Bien sur, il ne s'agissait pas de prouver qu'anatomiquement, nous étions différents: on a beau etre aveuglés par vingt-cinq ans de conditionnement, il nous reste un minimum de bon sens et de lucidité. Mais que psychologiquement, compte tenu de notre configuration cérébrale et de nos sécrétions hormonales, nous n'avons rien en commun.
Le résultat est là: les hommes et les femmes sont différents. Ni pires. Ni meilleurs. Juste différents. Et parfaitement égaux par ailleurs, si vraiment on souhaite se placer sur ce plan.
On n'a pas l'impression d'avoir beaucoup avancé en disant cela, et pourtant !
Accepter l'idée que l'autre est différent, c'est accepter qu'il ne pense pas comme nous. Qu'il n'attend pas la meme chose que nous. Mais aussi qu'il ne peut pas nous donner ce qu'on attend ; puisqu'il ne sait pas qu'on l'attend ; et qu'on n'a pas pensé à le demander. C'est admettre qu'il ne nous fait pas mal juste parce qu'il est indifférent, ou maladroit, ou méchant, mais parce qu'il ne sait pas que là, pour nous, aie, c'est pas supportable.
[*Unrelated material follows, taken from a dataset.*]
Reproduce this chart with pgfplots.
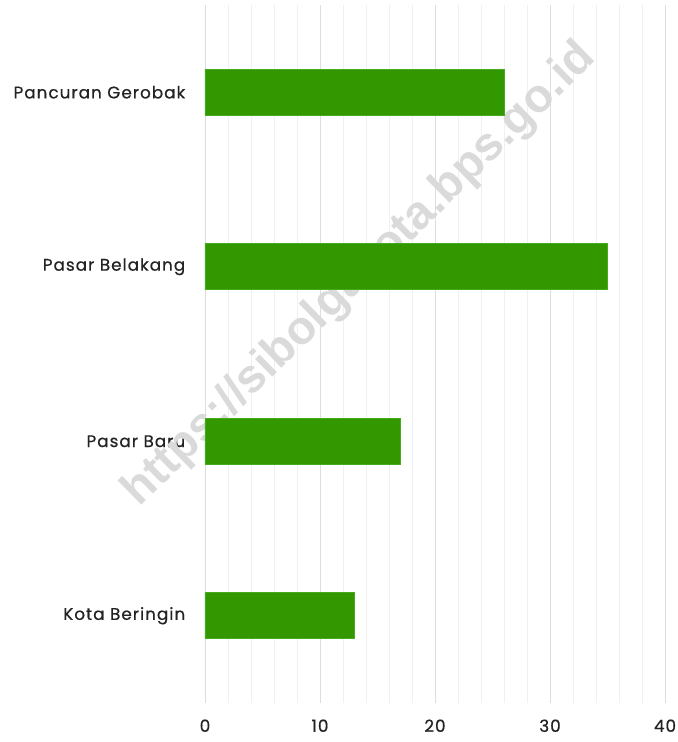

C'est considérer que si, parfois, il se comporte à nos yeux comme un extraterrestre, c'est bien parce qu'il vient d'une autre planète, et pas parce qu'il cherche à nous faire honte devant nos meilleurs amis.
Si, chez vous, au beau milieu d'un diner, un invité se met à roter bruyamment, une onde de mépris va vous submerger. Et gagner tous les convives. Parfois meme jusqu'à l'agressivité. Normal.
Maintenant, si vous savez que cet invité est marocain. Et que, dans son pays, roter, quand on est bien éduqué, c'est une marque indispensable de politesse et de courtoisie, c'est faire savoir à la maitresse de maison qu'on a bien mangé, en qualité et en quantité, là, vous n'allez pas lui en vouloir une seconde. Parce que, puisqu'il n'est pas comme vous, qu'il est fait comme ça, que c'est sa nature, donc son droit, bref, qu'il a toutes les raisons d'etre comme il est, vous allez vous montrer compréhensif et indulgent. Et lui sourire gentiment.
Et si vous vous montriez aussi compréhensif et indulgent avec ceux qui partagent votre vie quotidienne?
Car admettre que l'autre est différent, c'est déjà s'efforcer le le comprendre. C'est apprendre à pardonner. A passer l'éponge. A effacer l'ardoise, dans un premier temps, pour remettre les compteurs à zéro. Ensuite, on s'exerce. On se retient de conclure trop vite qu'on a en face de soi un idiot, un paresseux, ou une inadaptée. On s'entraine à mieux savoir comment l'autre fonctionne. On s'attache à découvrir les origines de ses différences. Et on peut meme se surprendre à y prendre gout. A les apprécier. A ne plus pouvoir s'en passer. Un jour, on s'efforce de désamorcer les conflits avant qu'ils ne s'enclenchent. Le lendemain, on critique moins. On complimente plus. Bref, peu à peu, on apprend à vivre mieux avec les autres. Ce qui est infiniment agréable. On essaie?